Yes, I had been thinking about making a film concerning kids who were somehow about enter adult life, mainly because of work. Suddenly, I’m in this new town and I get to meet shark-hunting apprentices. So my previous ideas and this new scenario merged together.

Many documentaries show us reality, but not all of them do it in the same manner.

First of all, I wanted explore what the boundaries of documentaries could be. In particular, I was focused on investigating the notion of off-screen space. I wanted to play with what’s seen or not seen according to the framing, meaning what you decide to show and what you deliberately hide.

How does this differ from a conventional view on documentaries?

An extremely conservative view of documentary cinema implies that the more you can show and inform about, the better. In my case it was the exact opposite. In a playful manner, I wanted to make clear that framing inevitably means hiding everything that’s out of reach for the camera. Hence, I tried to go for an expressive film rather than an informative one.

El ojo del tiburón is an observational documentary. What do you find attractive about this mode?

The truth is I don’t totally agree with such definition in this case. Every time I have to describe this film I run into the difficulty of not knowing what words to use to account for the type of documentary it is. Observational documentaries are almost a subgenre, but my film doesn’t really follow its conventions.

Why not?

I’d say it’s observational only because it registers events and occurrences as they take place, but it doesn´t register a series of testimonies or commentaries about things that happened or are about to happen. Even the camera is closer to the characters than it is in observational documentaries.

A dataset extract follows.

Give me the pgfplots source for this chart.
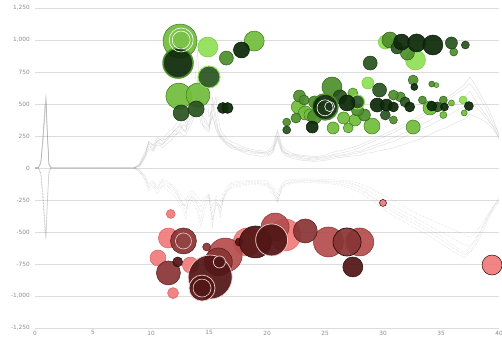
\documentclass[border=0pt]{standalone}
\usepackage{pgfplots}
\pgfplotsset{compat=1.18}
\usepackage{pgfplotstable}
\usepackage{fontspec}
\setmainfont{DejaVu Sans}

\definecolor{gL}{HTML}{8FE055}
\definecolor{gLd}{HTML}{78C845}
\definecolor{gML}{HTML}{72BD3C}
\definecolor{gMLd}{HTML}{3D7A1E}
\definecolor{gM}{HTML}{4F8F2C}
\definecolor{gMd}{HTML}{2F5E1A}
\definecolor{gD}{HTML}{2A5420}
\definecolor{gDd}{HTML}{173512}
\definecolor{gVD}{HTML}{0D2A09}
\definecolor{gVDd}{HTML}{051805}
\definecolor{rL}{HTML}{F07C7C}
\definecolor{rLd}{HTML}{D86464}
\definecolor{rM}{HTML}{B54D4D}
\definecolor{rMd}{HTML}{8A3030}
\definecolor{rD}{HTML}{8A3535}
\definecolor{rDd}{HTML}{5A1A1A}
\definecolor{rVD}{HTML}{521616}
\definecolor{rVDd}{HTML}{300A0A}
\definecolor{ring}{HTML}{F0D0D0}
\definecolor{ticktext}{HTML}{8A8A8A}
\definecolor{gridc}{HTML}{DCDCDC}

\pgfplotsset{
  bub/.style 2 args={scatter, only marks, mark=*, point meta=\thisrow{r},
    scatter/use mapped color={draw=#2, fill=#1},
    visualization depends on={\thisrow{r}\as\rad},
    scatter/@pre marker code/.append style={/tikz/mark size=\rad},
    fill opacity=0.93, line width=0.5pt},
  wring/.style={scatter, only marks, mark=o, point meta=\thisrow{r},
    scatter/use mapped color={draw=#1, fill=#1},
    visualization depends on={\thisrow{r}\as\rad},
    scatter/@pre marker code/.append style={/tikz/mark size=\rad},
    line width=0.6pt},
}

\pgfplotstableread{
x u1 u2 u3 u4 u5 l1 l2 l3 l4 l5
0 0 0 0 0 0 0 0 0 0 0
0.3 5 3 6 4 5 -5 -3 -6 -4 -5
0.5 40 30 50 35 45 -40 -30 -50 -35 -45
0.7 250 200 280 230 260 -250 -200 -280 -230 -260
0.85 450 400 500 430 470 -450 -400 -500 -430 -470
0.95 560 500 580 520 540 -550 -500 -560 -520 -540
1.05 300 260 330 280 310 -300 -260 -330 -280 -310
1.2 30 20 40 25 35 -30 -20 -40 -25 -35
1.4 0 0 0 0 0 0 0 0 0 0
8.5 0 0 0 0 0 0 0 0 0 0
9.0 20 10 30 15 25 -20 -10 -30 -15 -25
9.5 110 80 130 90 100 -80 -60 -100 -70 -90
9.8 190 150 200 170 210 -150 -120 -180 -130 -160
10.0 170 140 190 155 190 -135 -110 -165 -120 -150
10.2 150 130 180 140 170 -120 -100 -150 -110 -140
10.4 190 165 215 175 200 -150 -125 -185 -140 -160
10.6 220 180 240 200 210 -160 -130 -200 -150 -170
10.8 195 175 220 185 225 -125 -105 -160 -115 -150
11 180 160 210 190 230 -110 -90 -140 -100 -130
11.2 215 175 250 200 220 -130 -95 -165 -115 -140
11.5 250 200 280 230 240 -140 -110 -180 -120 -150
11.8 265 215 300 250 275 -155 -130 -200 -135 -175
12 300 250 320 270 290 -170 -140 -220 -160 -190
12.2 280 270 350 260 310 -190 -160 -240 -180 -210
12.5 350 280 420 300 330 -260 -200 -300 -230 -250
12.8 300 250 380 340 290 -330 -220 -280 -300 -280
13 280 260 350 320 300 -400 -250 -300 -280 -350
13.2 380 300 420 360 330 -260 -210 -320 -230 -260
13.5 450 350 500 400 380 -220 -180 -250 -200 -230
13.8 520 420 680 480 450 -250 -200 -300 -230 -250
14 700 500 920 600 550 -300 -220 -350 -260 -280
14.3 400 350 500 450 420 -420 -260 -460 -300 -350
14.5 330 330 600 380 400 -320 -240 -380 -270 -300
14.7 300 320 700 350 380 -260 -220 -300 -240 -280
15 280 300 400 320 330 -220 -200 -250 -210 -230
15.3 500 420 450 550 400 -460 -300 -400 -350 -420
15.6 350 300 560 400 320 -260 -220 -300 -240 -270
15.8 290 260 380 300 270 -300 -230 -280 -270 -300
16 250 230 300 260 240 -380 -260 -300 -320 -350
16.2 230 210 270 240 220 -250 -200 -240 -230 -260
16.5 200 180 230 210 190 -180 -150 -200 -170 -190
17 180 150 200 170 160 -130 -110 -150 -120 -140
17.5 150 140 185 145 165 -125 -105 -145 -115 -135
18 140 120 160 130 150 -120 -100 -140 -110 -130
18.5 135 105 150 125 135 -112 -98 -132 -104 -125
19 120 100 140 110 130 -110 -95 -130 -105 -120
19.5 125 90 135 115 120 -118 -97 -136 -108 -124
20 110 90 130 100 120 -120 -100 -140 -110 -130
20.5 150 120 170 130 140 -180 -140 -200 -160 -170
20.9 280 220 300 250 240 -275 -200 -260 -230 -250
21.3 150 120 170 140 130 -150 -120 -160 -130 -140
21.6 120 95 140 110 115 -125 -100 -140 -110 -125
22 100 80 120 90 110 -110 -90 -120 -100 -115
22.5 95 70 105 85 100 -105 -88 -118 -98 -110
23 80 60 100 70 90 -100 -85 -115 -95 -105
23.5 75 60 95 68 85 -98 -86 -112 -92 -102
24 70 50 90 60 80 -100 -85 -115 -95 -105
24.5 78 55 92 68 82 -104 -88 -118 -98 -108
25 80 60 100 70 90 -105 -90 -120 -100 -110
25.5 92 68 118 82 100 -108 -92 -125 -102 -115
26 100 80 130 90 110 -110 -95 -130 -105 -120
26.5 102 82 138 98 120 -114 -98 -138 -108 -128
27 110 90 150 100 130 -120 -100 -150 -110 -135
27.5 125 95 165 112 142 -135 -110 -170 -125 -150
28 130 100 180 120 160 -150 -120 -190 -140 -170
28.5 150 115 200 135 182 -185 -140 -220 -165 -200
29 170 120 220 150 200 -220 -160 -250 -190 -230
29.5 185 132 242 168 222 -250 -185 -285 -220 -265
30 200 140 260 180 240 -280 -210 -320 -250 -300
30.5 222 150 282 196 262 -305 -235 -350 -275 -325
31 240 160 300 210 280 -330 -260 -380 -300 -350
31.5 262 176 327 232 306 -355 -285 -405 -325 -375
32 280 190 350 250 330 -380 -310 -430 -350 -400
32.5 300 205 377 270 357 -405 -335 -455 -375 -425
33 320 220 400 290 380 -430 -360 -480 -400 -450
33.5 347 240 427 312 403 -455 -380 -505 -425 -475
34 370 260 450 330 430 -480 -400 -530 -450 -500
34.5 396 282 487 356 462 -505 -420 -560 -475 -530
35 420 300 520 380 490 -530 -440 -590 -500 -560
35.5 452 318 552 405 527 -565 -460 -620 -525 -590
36 480 340 580 430 560 -600 -480 -650 -550 -620
36.5 517 362 617 457 592 -630 -500 -675 -575 -650
37 550 380 650 480 620 -660 -520 -700 -600 -680
37.5 600 420 710 520 660 -620 -540 -660 -610 -650
38 520 400 640 480 600 -550 -500 -600 -560 -580
38.5 460 380 560 430 520 -470 -440 -520 -480 -500
39 400 350 480 380 440 -380 -370 -420 -390 -400
39.5 330 300 380 320 350 -310 -300 -330 -310 -320
40 250 240 260 230 270 -250 -240 -260 -230 -270
}\lines

\begin{document}
\begin{tikzpicture}
\begin{axis}[
  scale only axis, width=464pt, height=320pt,
  xmin=0, xmax=40, ymin=-1250, ymax=1250,
  xtick={0,5,...,40}, ytick={-1250,-1000,...,1250},
  axis x line=bottom, axis y line=left,
  x axis line style={-, draw=gridc, line width=0.8pt},
  y axis line style={draw=none},
  major tick length=0pt,
  ymajorgrids, grid style={gridc, line width=0.6pt},
  /pgf/number format/1000 sep={,},
  /pgf/number format/assume math mode=true,
  tick label style={font=\fontsize{5.8}{7}\selectfont, text=ticktext},
  yticklabel style={anchor=east, inner sep=0pt, xshift=-5pt},
  xticklabel style={anchor=north, inner sep=0pt, yshift=-2.5pt},
  clip=false,
]
% spectra lines
\foreach \c in {u1,u2,u3,u4,u5}{
  \addplot[color=black!55, opacity=0.22, line width=0.45pt] table[x=x, y=\c]{\lines};
}
\foreach \c in {l1,l2,l3,l4,l5}{
  \addplot[color=black!55, opacity=0.28, line width=0.5pt, densely dotted] table[x=x, y=\c]{\lines};
}

% ---------- green bubbles ----------
\addplot[bub={gML}{gMLd}] table[row sep=\\]{
x y r\\
12.5 992 17\\ 18.9 992 10\\ 12.4 562 13\\ 14.05 570 12\\
22.7 477 7\\ 23.3 430 7\\ 23.7 414 6\\ 25.7 313 6\\ 27.0 313 5\\
27.4 586 5\\ 26.6 391 6\\ 29.05 328 8\\ 34.6 648 2.5\\ 34.05 469 7\\
35.2 414 3.5\\ 35.9 508 3\\ 37.0 430 3\\ 32.6 320 7\\ 27.6 375 6\\
};
\addplot[bub={gL}{gLd}] table[row sep=\\]{
x y r\\
14.9 945 10\\ 28.7 664 6\\ 30.2 984 7\\ 32.8 844 10\\ 36.9 531 4\\
};
\addplot[bub={gM}{gMd}] table[row sep=\\]{
x y r\\
16.5 859 7\\ 21.7 359 4\\ 22.8 562 6\\ 25.6 633 10\\ 31.5 555 5\\
28.4 414 6\\ 30.9 375 4\\ 27.8 453 6\\ 24.1 516 6\\ 23.2 531 5\\
30.6 1000 8\\ 32.1 898 7\\ 36.1 906 4\\ 32.6 687 5\\ 34.2 656 3\\
30.9 570 5\\ 33.4 531 4\\ 35.2 531 4\\ 24.1 398 7\\ 22.5 390 5\\
};
\addplot[bub={gD}{gDd}] table[row sep=\\]{
x y r\\
12.6 430 8\\ 13.9 461 8\\ 21.7 297 4\\ 26.3 555 7\\ 29.7 609 7\\
30.2 414 5\\ 28.9 820 7\\ 35.9 977 6\\ 37.1 961 4\\ 31.2 938 6\\
31.9 516 5\\ 34.7 477 5\\
};
\addplot[bub={gD}{gL}, line width=1pt] table[row sep=\\]{
x y r\\
15.0 711 11\\ 27.8 516 7\\
};
\addplot[bub={gVD}{gVDd}] table[row sep=\\]{
x y r\\
17.8 922 8\\ 16.2 469 5.5\\ 16.6 469 5.5\\ 23.9 320 6\\ 26.9 508 8\\
29.5 492 7\\ 30.3 492 6\\ 30.9 477 5\\ 31.6 984 8\\ 32.9 977 9\\
34.3 961 10\\ 32.7 633 3.5\\ 32.3 477 5\\ 34.2 484 5\\ 35.3 477 4\\
37.4 484 4.5\\
};
\addplot[bub={gVD}{gM}, line width=1.5pt] table[row sep=\\]{
x y r\\
12.33 820 15\\ 25.0 477 13\\
};
\addplot[wring={white}] table[row sep=\\]{
x y r\\
12.6 1000 12\\ 12.6 1000 9\\ 25.0 470 8\\ 25.4 480 5\\
};

% ---------- red bubbles ----------
\addplot[bub={rL}{rLd}] table[row sep=\\]{
x y r\\
11.7 -359 4.5\\ 11.5 -547 10\\ 13.4 -758 8\\ 10.6 -703 8\\ 11.9 -977 5.5\\
18.3 -578 14\\ 21.55 -523 16\\
};
\addplot[bub={rL}{rVDd}] table[row sep=\\]{
x y r\\
39.4 -758 10\\ 30.0 -273 3.5\\
};
\addplot[bub={rM}{rMd}] table[row sep=\\]{
x y r\\
16.4 -680 17\\ 20.7 -461 14\\ 25.3 -578 15\\ 28.0 -578 14\\
};
\addplot[bub={rD}{rDd}] table[row sep=\\]{
x y r\\
12.8 -570 13\\ 11.5 -820 12\\ 15.8 -734 14\\ 14.8 -617 4\\ 23.3 -492 12\\
};
\addplot[bub={rD}{rVDd}, line width=0.7pt] table[row sep=\\]{
x y r\\
26.9 -578 14\\
};
\addplot[bub={rVD}{rVDd}] table[row sep=\\]{
x y r\\
12.3 -734 5\\ 17.6 -578 4\\ 19.0 -578 16\\ 27.4 -773 10\\
};
\addplot[bub={rVD}{ring}, line width=0.7pt] table[row sep=\\]{
x y r\\
15.1 -852 22\\ 14.4 -938 13\\ 15.9 -734 6\\ 20.4 -562 16\\
};
\addplot[wring={ring}] table[row sep=\\]{
x y r\\
12.8 -570 8\\ 14.4 -938 9\\
};
\end{axis}
\pgfresetboundingbox
\path (current axis.south west) ++(-35pt,-12pt) rectangle ++(502pt,340pt);
\end{tikzpicture}
\end{document}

I like to think that the camera not only cannot remain outside that which it aims at registering, but also it interferes with what we call reality.

And so it becomes a part of reality?

Surely. In El ojo del tiburón, I deliberately decided to include some marks that show the film is a construction in the making. We spent so much time with our characters that finally the experience itself was a part of the things they would talk about. Cinema ended up mixing with everyday life.